Britany Robinson and her parents in 1989. Photo: Supplied.
My favourite photo of my parents and me is from 1989. My mum is rocking a poodle-like perm and a daisy-print dress. My dad is wearing a beige suit and a boyish smile. He's holding a three-year-old me upside-down. We're on the stairs of my parents' first house, and from the looks of it, we're bursting with happiness.
My mum is about 30 years old in that photo. This year, I'll be 30, too.
This blissful snapshot hangs on my fridge. Sometimes I imagine my mum popping out of the picture – she shakes her head as I eat chips over my sink and let my dog, Jackson, lick peanut butter off a spoon.
I live alone, so I can do things like that. Jackson appreciates it when I share.
My mum worries about me, like all mums worry about their kids. But I suspect that because I'm nearly 30 and perpetually single, my mum worries a little extra.
I recently ended a three-month relationship with my first boyfriend in six years. When I called to tell her about the split, her response was more emotional than my delivery.
"I just want you to be happy!" she exclaimed in a shaky voice, as if this breakup might prevent that.
The photo on my fridge is a typical picture of happiness for my parents' generation. Marriage? Check. House? Check. Kid? Check.
We were a team of three, then four (and much later, five) who marched to the beat of domesticity. Mum and Dad argued about whether Dad's speakers demanded too much space in Mum's exquisitely decorated living room. The dog barked in the yard while "Wheel of Fortune" appeared on the kitchen TV at 7 pm and we ate pigs in a blanket.
My life is nothing like that.
I'm in the process of buying my first home, but there's no husband or child to pose in it.
Before we broke up, my ex helped me look at houses. But I knew that whichever place I chose would be for me, not the two of us. I've grown so accustomed to being single that I rarely imagine the long-term with anyone else in it.
If that sounds selfish, that's because it is. I'm in a pretty selfish place right now, and I like it that way. I want my new home to be a reflection of my style. I don't want to consult anyone about the colours I'll paint my walls or how big my speakers should be.
Sure, I've thought about how nice it would be to have a partner help me move my thrift-store furniture from one side of town to the other, then the two of us would eat takeaway food on top of unpacked boxes. But the image that feels more familiar is what will play out when I move in a few weeks: I'll pack my life into boxes on my own, hire movers, then eat candle-lit takeout by myself or with friends.
Being on my own, after all, has allowed me to focus on other priorities over the years. I never could have toiled away at my writing career for the better part of my 20s if I was trying to start a family. You can't feed a baby with "exposure" in publications that don't pay.
But if you're single and childless, you can work late nights at a bar, then roll out of bed the next morning with just enough time to write for an hour before your day job begins.
A lot of us live like this. A 2014 Gallup survey found that only 16 per cent of people my age (18 to 29) were married.

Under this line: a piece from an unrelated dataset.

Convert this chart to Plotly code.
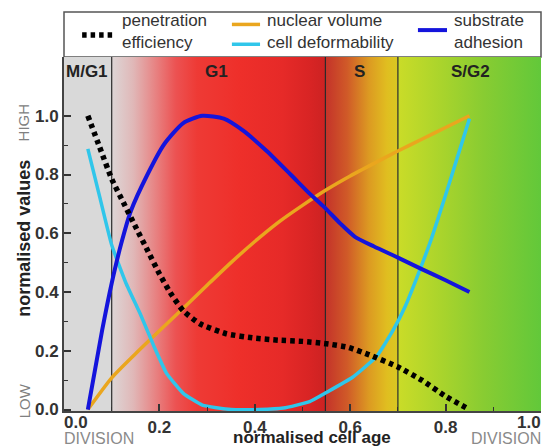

Getting hitched and having kids in our 20s is more the exception than the rule. For our baby-boomer parents, however, this reality might be more confusing than liberating.
I can't expect my parents to understand a life that differs so drastically from their own, just as I'll never understand the nuances of the lives they've lived. Maybe they fought after that photo was taken. Maybe they were stressed about finances. Maybe I'm not wearing shoes because I threw a tantrum and refused to put them on. Photos never capture the whole story.
When my parents think about me moving into a house by myself, they might picture me struggling to lift heavy boxes and swearing at a pile of Ikea rubble - two things that probably will happen.
But the bigger picture includes the fact that I have a career I love, supportive friends and a dog that makes me smile every day.
And I'll have the satisfaction of lifting those heavy boxes and building a new life on my own.